▶ **TASK**
Write out the data again exactly, skipping every picture.

▶ **DATA EXCERPT**
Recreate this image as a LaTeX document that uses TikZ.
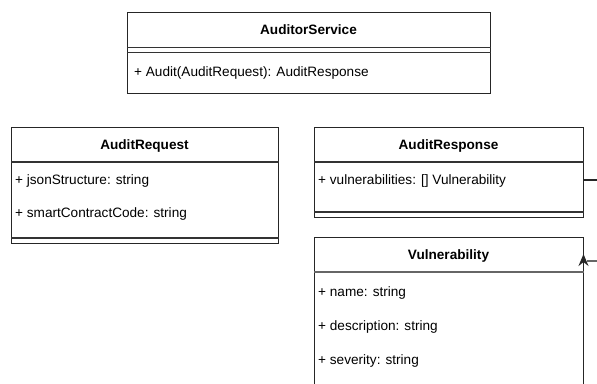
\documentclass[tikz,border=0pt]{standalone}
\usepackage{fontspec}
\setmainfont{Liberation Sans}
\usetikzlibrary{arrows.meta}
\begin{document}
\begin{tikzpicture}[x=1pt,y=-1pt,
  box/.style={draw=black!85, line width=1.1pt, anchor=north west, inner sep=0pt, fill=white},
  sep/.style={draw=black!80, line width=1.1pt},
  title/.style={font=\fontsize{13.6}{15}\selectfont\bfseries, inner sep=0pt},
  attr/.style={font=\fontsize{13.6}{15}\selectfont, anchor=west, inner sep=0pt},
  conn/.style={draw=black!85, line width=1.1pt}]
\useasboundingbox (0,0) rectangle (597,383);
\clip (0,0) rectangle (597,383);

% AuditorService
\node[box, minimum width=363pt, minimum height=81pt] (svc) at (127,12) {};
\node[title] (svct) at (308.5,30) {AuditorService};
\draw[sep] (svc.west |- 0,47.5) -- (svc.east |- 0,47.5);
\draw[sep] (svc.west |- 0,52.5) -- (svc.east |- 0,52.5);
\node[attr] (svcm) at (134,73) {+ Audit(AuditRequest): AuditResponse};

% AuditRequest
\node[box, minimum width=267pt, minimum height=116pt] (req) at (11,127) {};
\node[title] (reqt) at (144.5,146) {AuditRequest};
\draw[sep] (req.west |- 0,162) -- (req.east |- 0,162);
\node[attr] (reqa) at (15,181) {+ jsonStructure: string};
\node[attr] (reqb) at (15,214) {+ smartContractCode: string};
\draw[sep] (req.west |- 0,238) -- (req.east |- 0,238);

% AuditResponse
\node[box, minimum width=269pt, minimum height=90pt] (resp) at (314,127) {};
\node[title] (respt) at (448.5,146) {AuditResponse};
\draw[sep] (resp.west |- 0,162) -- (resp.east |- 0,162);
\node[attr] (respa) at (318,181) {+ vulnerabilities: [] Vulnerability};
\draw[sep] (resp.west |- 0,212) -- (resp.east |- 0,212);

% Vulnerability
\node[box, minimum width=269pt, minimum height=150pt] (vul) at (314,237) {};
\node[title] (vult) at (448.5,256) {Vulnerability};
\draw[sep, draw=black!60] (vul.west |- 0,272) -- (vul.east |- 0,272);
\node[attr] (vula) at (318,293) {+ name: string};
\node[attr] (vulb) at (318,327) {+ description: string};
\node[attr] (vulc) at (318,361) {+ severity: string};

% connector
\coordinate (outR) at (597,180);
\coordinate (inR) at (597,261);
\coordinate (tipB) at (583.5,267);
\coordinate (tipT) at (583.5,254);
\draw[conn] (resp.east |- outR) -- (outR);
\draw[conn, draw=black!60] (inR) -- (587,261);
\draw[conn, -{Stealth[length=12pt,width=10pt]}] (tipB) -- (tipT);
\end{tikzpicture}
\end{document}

▶ **SOLUTION FOR THIS PROBLEM**
Recreate this image as a LaTeX document that uses TikZ.
\documentclass[tikz,border=0pt]{standalone}
\usepackage{fontspec}
\setmainfont{Liberation Sans}
\usetikzlibrary{arrows.meta}
\begin{document}
\begin{tikzpicture}[x=1pt,y=-1pt,
  box/.style={draw=black!85, line width=1.1pt, anchor=north west, inner sep=0pt, fill=white},
  sep/.style={draw=black!80, line width=1.1pt},
  title/.style={font=\fontsize{13.6}{15}\selectfont\bfseries, inner sep=0pt},
  attr/.style={font=\fontsize{13.6}{15}\selectfont, anchor=west, inner sep=0pt},
  conn/.style={draw=black!85, line width=1.1pt}]
\useasboundingbox (0,0) rectangle (597,383);
\clip (0,0) rectangle (597,383);

% AuditorService
\node[box, minimum width=363pt, minimum height=81pt] (svc) at (127,12) {};
\node[title] (svct) at (308.5,30) {AuditorService};
\draw[sep] (svc.west |- 0,47.5) -- (svc.east |- 0,47.5);
\draw[sep] (svc.west |- 0,52.5) -- (svc.east |- 0,52.5);
\node[attr] (svcm) at (134,73) {+ Audit(AuditRequest): AuditResponse};

% AuditRequest
\node[box, minimum width=267pt, minimum height=116pt] (req) at (11,127) {};
\node[title] (reqt) at (144.5,146) {AuditRequest};
\draw[sep] (req.west |- 0,162) -- (req.east |- 0,162);
\node[attr] (reqa) at (15,181) {+ jsonStructure: string};
\node[attr] (reqb) at (15,214) {+ smartContractCode: string};
\draw[sep] (req.west |- 0,238) -- (req.east |- 0,238);

% AuditResponse
\node[box, minimum width=269pt, minimum height=90pt] (resp) at (314,127) {};
\node[title] (respt) at (448.5,146) {AuditResponse};
\draw[sep] (resp.west |- 0,162) -- (resp.east |- 0,162);
\node[attr] (respa) at (318,181) {+ vulnerabilities: [] Vulnerability};
\draw[sep] (resp.west |- 0,212) -- (resp.east |- 0,212);

% Vulnerability
\node[box, minimum width=269pt, minimum height=150pt] (vul) at (314,237) {};
\node[title] (vult) at (448.5,256) {Vulnerability};
\draw[sep, draw=black!60] (vul.west |- 0,272) -- (vul.east |- 0,272);
\node[attr] (vula) at (318,293) {+ name: string};
\node[attr] (vulb) at (318,327) {+ description: string};
\node[attr] (vulc) at (318,361) {+ severity: string};

% connector
\coordinate (outR) at (597,180);
\coordinate (inR) at (597,261);
\coordinate (tipB) at (583.5,267);
\coordinate (tipT) at (583.5,254);
\draw[conn] (resp.east |- outR) -- (outR);
\draw[conn, draw=black!60] (inR) -- (587,261);
\draw[conn, -{Stealth[length=12pt,width=10pt]}] (tipB) -- (tipT);
\end{tikzpicture}
\end{document}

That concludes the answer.